Três novidades diferentes para conferir na Netflix
Nestes filmes surpreendentes, nada sai como o planejado para os personagens
O Hóspede (The Guest, 2014)
David bate à porta da família Peterson dizendo ser amigo de batalhão do filho mais velho, morto em combate. A mãe o recebe de braços abertos. O pai não gosta muito da ideia de ter um desconhecido em casa, mas acaba se rendendo ao jeitão respeitoso dele. O filho mais novo adora o hóspede, especialmente depois que este dá um jeito nos bullies da escola. A filha do meio, porém, não se convence: há algo em David que é muito estranho. Claro que há: o diretor Adam Wingard e o roteirista Simon Barrett (a mesma dupla do muito inferior Você É o Próximo, de 2011) nem tentam disfarçar que David evidentemente é um psicopata. Ao contrário: a graça está na maneira como eles escancaram a ideia até ir encostando na paródia. Se Drive e o Teorema de Pasolini tivessem um filho com o Exterminador do Futuro, teria esta cara. Aliás, vendo Downtown Abbey não se imaginaria, mas Dan Stevens, que fez o fofésimo Matthew Crawley na novela da BBC, está ótimo como super-soldado psicopata, e daria um James Bond melhor ainda.
Calibre (2018)
Amigos desde sempre, Vaughn e Marcus vão para um fim-de-semana de caça nas Terras Altas escocesas. No vilarejo que quase já não recebe turistas e onde o dinheiro anda minguando, as tensões estão todas à tona, e a dupla se dá por feliz de escapar para o mato, longe da hostilidade. Que engano: um tiro desastrado de Vaughn, e uma péssima decisão de Marcus quanto às consequências do tiro, colocam os dois em uma situação extrema. As coisas ficam muito ruins, e então bem piores, e então decididamente horríveis. O curta-metragista inglês Matt Palmer estreia em longa-metragem com estilo, pulso firme, condução precisa e a inspiração (muito bem empregada) em clássicos do gênero “forasteiros acuados” como Sob o Domínio do Medo, de 1971, e Amargo Pesadelo, de 1972. O escocês Jack Lowden, astro em ascensão (ele é o piloto que faz dupla com Tom Hardy em Dunkirk), se sai muito bem no papel do amedrontado Vaughn. Mas o destaque absoluto do elenco é Tony Curran, que faz Logan, o chefe do clã.

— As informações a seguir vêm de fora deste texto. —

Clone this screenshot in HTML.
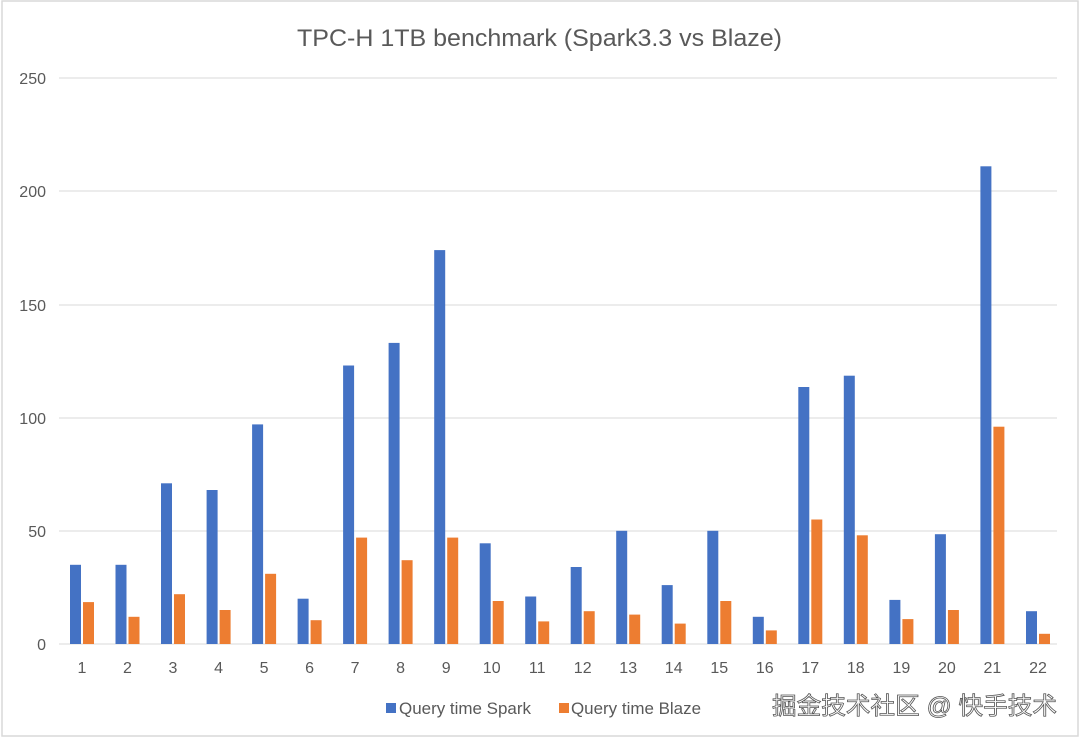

Sob a Pele do Lobo (Bajo la Piel de Lobo, 2017)
Este é para quem não tem pressa de que as coisas aconteçam e aprecia ficar ao bel-prazer de um diretor: no alto dos Pirineus espanhóis, em uma aldeia de pedra no qual ele o único que restou, o caçador Martinón (Mario Casas) leva uma vida de austeridade brutal – e que fez dele, também, um bruto que quase nem fala. Numa descida ao vilarejo próximo, durante a primavera, Martinón aceita a filha do comerciante local como esposa, em troca do pagamento de uma dívida (está-se no século 19, e transações do tipo são comuns). No isolamento completo, sofrendo deveres conjugais de um jeito que hoje daria delegacia na certa, a jovem morre um pouco a cada dia. O curioso: o fato de tê-la comprado e de não ter ideia de como demonstrar qualquer afeto não significa que Martinón, em sua cabeça, não esteja vivendo um romance. É o tipo de filme do qual muita gente reclama que “poderia ter 20 minutos a menos”. Discordo: é maravilhosa a maneira como o diretor Samu Fuentes, vindo do documentário, emoldura com as paisagens implacáveis (e deslumbrantes) do Norte da Espanha a excelente atuação de Mario Casas – que, acredite, em geral é galã, e na Netflix pode ser visto ainda no bacana Um Contratempo e no interessante O Bar (além de outros que ainda não conferi, como Toro).